[Your goal] Which lines hold the string "chart"? Copy every one of them.

[Record extracts]
::::::

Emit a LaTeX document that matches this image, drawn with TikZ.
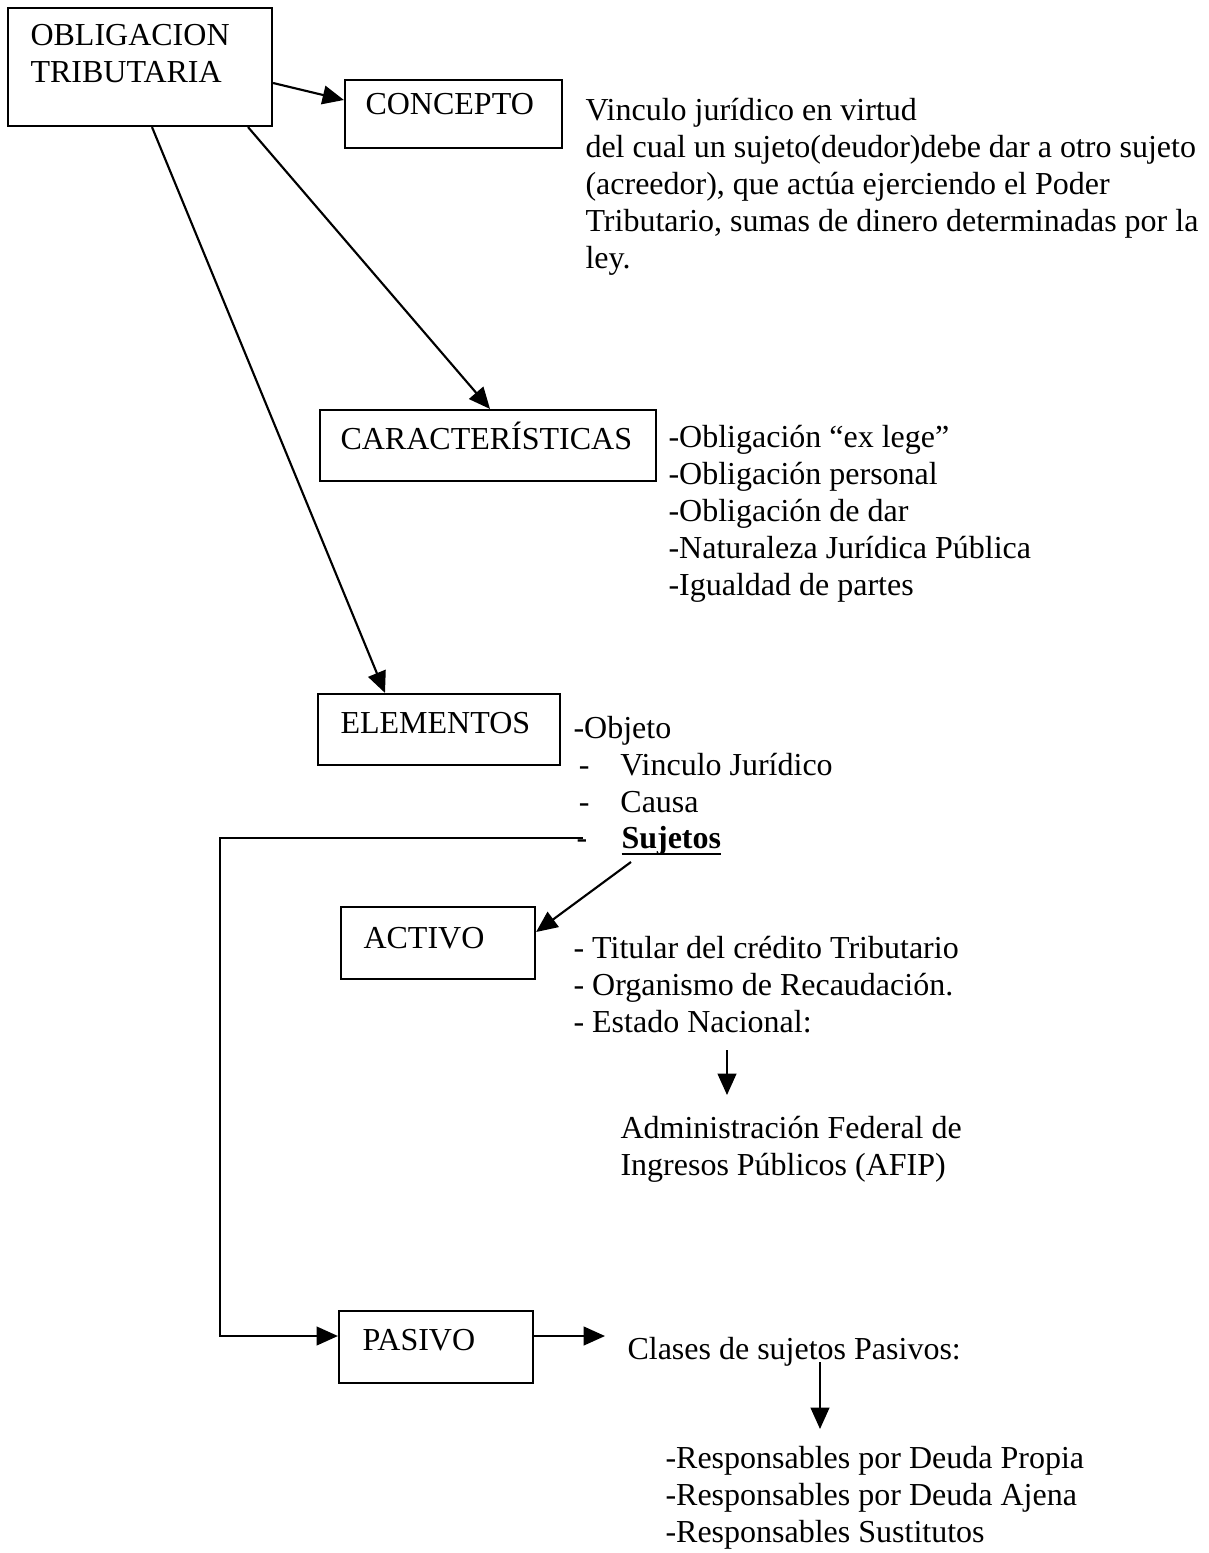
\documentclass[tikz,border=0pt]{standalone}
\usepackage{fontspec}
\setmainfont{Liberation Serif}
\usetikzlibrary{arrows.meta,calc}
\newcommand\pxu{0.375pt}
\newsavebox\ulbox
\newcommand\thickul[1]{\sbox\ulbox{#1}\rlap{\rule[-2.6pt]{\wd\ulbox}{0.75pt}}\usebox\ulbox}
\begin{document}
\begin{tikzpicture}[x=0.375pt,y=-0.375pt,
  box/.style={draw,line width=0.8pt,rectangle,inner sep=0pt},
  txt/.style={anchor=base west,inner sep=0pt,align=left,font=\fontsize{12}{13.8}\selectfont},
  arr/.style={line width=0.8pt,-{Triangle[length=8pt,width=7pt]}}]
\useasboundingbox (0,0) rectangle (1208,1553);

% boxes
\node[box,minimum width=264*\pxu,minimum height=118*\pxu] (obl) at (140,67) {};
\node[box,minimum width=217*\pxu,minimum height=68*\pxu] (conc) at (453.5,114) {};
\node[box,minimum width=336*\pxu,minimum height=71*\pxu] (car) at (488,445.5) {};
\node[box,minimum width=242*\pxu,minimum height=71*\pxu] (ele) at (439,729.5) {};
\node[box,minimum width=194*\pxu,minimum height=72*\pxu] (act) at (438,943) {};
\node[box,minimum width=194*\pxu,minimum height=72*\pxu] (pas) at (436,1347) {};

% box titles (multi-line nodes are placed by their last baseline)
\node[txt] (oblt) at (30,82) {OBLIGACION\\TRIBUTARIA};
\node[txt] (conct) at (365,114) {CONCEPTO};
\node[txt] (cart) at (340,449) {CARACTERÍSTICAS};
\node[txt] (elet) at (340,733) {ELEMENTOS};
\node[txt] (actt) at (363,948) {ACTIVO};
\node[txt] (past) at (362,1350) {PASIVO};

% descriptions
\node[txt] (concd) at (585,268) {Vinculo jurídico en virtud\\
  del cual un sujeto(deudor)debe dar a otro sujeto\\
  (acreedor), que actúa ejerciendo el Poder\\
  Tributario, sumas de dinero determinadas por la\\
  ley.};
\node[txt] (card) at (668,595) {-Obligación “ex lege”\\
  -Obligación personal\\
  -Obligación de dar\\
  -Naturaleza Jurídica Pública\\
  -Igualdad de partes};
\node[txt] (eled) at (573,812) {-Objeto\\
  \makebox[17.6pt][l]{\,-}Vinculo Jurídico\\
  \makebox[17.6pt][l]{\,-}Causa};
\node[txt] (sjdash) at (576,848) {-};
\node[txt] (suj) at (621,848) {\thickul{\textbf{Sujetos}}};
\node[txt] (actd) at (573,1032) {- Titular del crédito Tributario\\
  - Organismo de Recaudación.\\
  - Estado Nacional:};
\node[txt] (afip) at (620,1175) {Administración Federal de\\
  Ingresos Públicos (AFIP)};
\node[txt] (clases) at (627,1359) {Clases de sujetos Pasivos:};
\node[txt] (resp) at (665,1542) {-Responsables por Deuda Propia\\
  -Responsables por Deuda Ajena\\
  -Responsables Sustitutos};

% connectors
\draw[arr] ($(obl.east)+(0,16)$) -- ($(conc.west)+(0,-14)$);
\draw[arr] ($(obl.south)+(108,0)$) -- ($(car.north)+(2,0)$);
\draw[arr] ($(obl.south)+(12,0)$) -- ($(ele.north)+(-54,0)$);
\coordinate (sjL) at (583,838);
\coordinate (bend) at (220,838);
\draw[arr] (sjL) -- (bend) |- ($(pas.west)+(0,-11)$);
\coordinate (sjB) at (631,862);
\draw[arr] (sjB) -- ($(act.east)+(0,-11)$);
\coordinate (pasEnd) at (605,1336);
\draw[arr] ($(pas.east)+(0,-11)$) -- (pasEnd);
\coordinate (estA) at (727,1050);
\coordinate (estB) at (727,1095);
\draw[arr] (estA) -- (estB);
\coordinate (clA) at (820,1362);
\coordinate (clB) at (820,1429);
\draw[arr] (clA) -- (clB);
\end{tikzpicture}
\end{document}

::::::

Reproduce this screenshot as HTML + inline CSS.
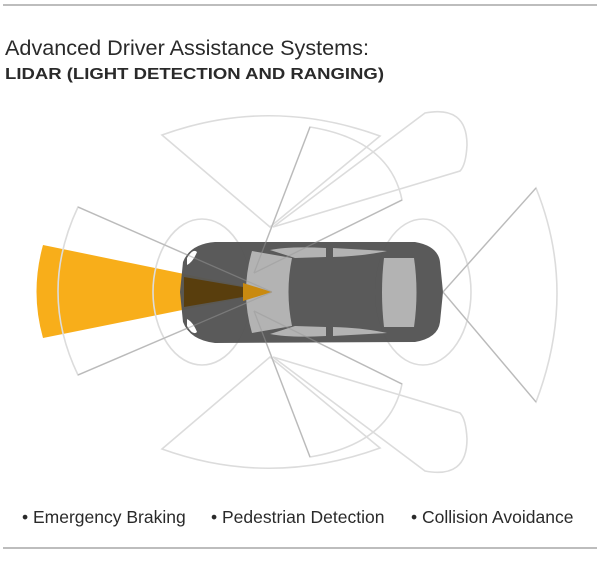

::::::

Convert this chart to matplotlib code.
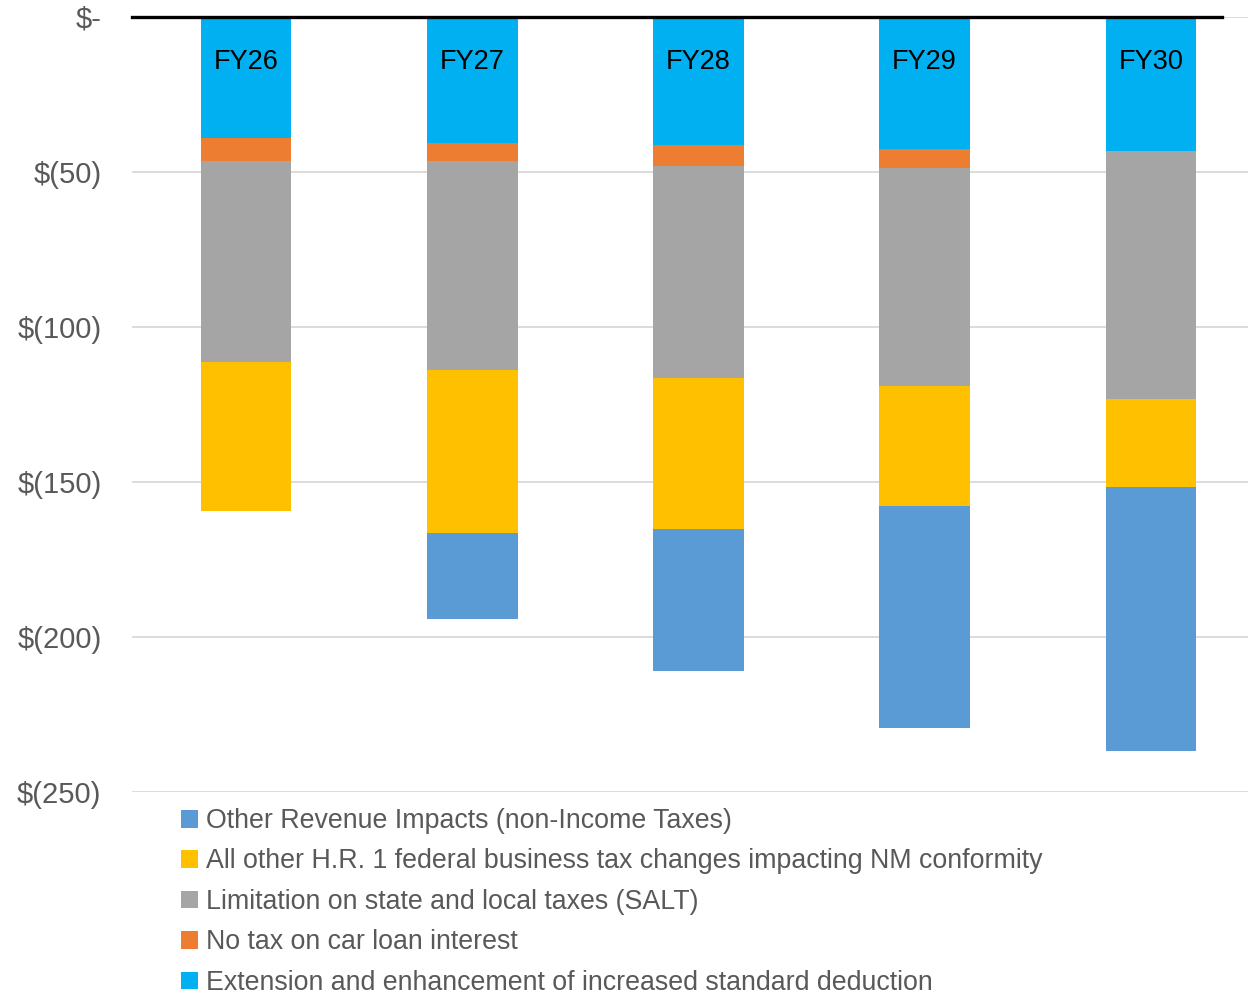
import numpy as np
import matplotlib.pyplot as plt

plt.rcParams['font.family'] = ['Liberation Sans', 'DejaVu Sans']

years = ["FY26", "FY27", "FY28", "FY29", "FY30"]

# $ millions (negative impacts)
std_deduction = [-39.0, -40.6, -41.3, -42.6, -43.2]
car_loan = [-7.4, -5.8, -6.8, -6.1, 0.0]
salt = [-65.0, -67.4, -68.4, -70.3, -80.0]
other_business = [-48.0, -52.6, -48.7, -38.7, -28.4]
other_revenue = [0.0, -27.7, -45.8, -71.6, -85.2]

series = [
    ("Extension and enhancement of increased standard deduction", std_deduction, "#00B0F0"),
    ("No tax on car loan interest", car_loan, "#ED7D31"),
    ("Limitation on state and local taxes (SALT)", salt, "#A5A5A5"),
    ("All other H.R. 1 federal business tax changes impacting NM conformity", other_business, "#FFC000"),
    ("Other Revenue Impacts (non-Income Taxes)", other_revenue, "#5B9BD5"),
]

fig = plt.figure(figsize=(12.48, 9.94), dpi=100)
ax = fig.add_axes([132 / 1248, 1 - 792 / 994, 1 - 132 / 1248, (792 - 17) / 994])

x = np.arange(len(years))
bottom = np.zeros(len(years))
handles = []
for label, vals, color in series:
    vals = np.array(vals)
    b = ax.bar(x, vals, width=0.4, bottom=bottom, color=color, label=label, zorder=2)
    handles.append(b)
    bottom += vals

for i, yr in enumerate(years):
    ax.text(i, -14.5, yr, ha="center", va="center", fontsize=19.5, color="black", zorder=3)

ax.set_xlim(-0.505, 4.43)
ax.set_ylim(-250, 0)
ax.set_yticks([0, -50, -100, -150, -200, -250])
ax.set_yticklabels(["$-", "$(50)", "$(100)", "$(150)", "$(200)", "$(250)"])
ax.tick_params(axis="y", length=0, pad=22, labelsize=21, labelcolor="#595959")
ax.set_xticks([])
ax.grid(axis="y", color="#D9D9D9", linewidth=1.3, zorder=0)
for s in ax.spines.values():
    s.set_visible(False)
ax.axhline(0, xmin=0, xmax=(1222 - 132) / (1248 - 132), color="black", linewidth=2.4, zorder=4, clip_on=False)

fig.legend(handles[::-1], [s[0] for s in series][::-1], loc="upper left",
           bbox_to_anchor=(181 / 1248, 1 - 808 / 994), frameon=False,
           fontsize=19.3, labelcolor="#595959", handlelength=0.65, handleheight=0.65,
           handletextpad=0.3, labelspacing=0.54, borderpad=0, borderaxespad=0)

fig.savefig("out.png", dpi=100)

::::::

[The completed task]
Convert this chart to matplotlib code.

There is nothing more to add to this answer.